Provide nothing beyond the count of lines that include the string "chart".

RECORDED DATA
***
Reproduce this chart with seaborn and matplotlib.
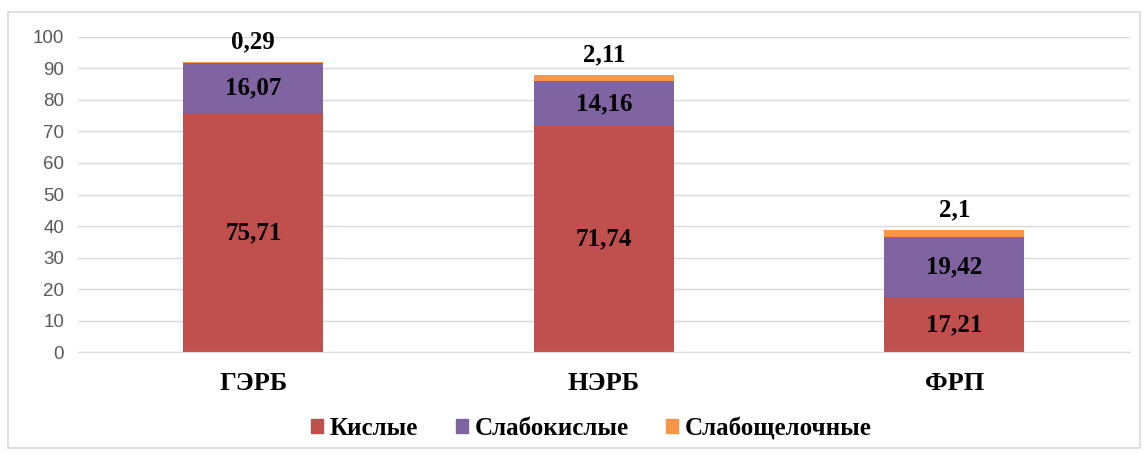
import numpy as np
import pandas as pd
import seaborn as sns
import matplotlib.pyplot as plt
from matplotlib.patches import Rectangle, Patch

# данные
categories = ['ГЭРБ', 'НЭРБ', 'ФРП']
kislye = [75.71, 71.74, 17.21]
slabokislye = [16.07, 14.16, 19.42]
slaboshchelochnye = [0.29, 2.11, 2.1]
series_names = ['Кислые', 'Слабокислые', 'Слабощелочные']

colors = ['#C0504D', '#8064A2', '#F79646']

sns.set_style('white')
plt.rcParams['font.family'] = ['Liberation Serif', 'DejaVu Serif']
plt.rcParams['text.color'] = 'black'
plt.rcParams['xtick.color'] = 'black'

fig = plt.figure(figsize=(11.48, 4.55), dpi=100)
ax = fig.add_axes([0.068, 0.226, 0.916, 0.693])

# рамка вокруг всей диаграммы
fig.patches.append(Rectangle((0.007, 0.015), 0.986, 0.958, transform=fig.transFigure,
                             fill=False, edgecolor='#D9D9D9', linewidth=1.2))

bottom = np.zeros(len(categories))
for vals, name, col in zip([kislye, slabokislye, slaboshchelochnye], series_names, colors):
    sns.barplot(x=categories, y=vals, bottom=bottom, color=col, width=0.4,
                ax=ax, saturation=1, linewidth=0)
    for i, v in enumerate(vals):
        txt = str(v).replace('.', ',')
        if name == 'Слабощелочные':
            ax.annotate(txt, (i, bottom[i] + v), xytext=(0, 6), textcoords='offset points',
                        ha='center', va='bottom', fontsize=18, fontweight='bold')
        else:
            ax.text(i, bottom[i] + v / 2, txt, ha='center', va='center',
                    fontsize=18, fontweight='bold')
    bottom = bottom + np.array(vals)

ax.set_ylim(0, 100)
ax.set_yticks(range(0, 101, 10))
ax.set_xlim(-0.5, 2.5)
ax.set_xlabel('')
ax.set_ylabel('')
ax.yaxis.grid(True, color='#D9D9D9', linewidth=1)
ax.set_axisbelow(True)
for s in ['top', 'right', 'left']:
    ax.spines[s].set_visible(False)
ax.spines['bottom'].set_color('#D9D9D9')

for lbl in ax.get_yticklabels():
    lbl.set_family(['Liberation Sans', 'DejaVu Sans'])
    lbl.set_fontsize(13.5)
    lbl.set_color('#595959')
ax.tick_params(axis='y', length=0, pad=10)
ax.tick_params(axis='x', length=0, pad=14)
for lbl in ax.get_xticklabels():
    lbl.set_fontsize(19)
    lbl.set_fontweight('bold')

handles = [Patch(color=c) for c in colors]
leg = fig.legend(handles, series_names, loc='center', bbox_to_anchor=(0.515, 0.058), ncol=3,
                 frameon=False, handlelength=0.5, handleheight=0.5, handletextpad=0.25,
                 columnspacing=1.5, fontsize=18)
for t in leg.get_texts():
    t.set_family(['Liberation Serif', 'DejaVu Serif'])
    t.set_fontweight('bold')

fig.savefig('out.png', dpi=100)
***
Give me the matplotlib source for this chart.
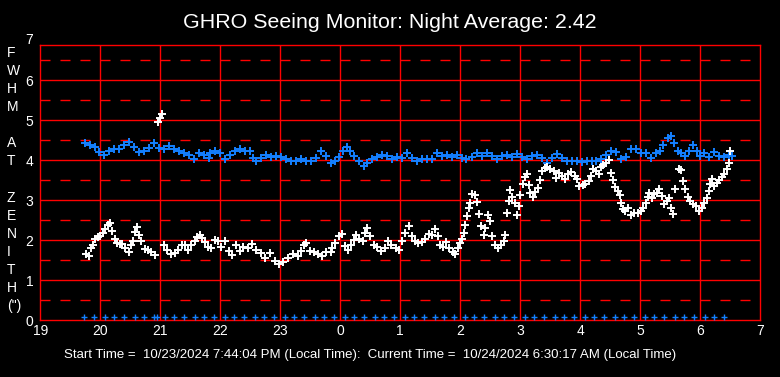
***
RESULT OF THE EXERCISE
2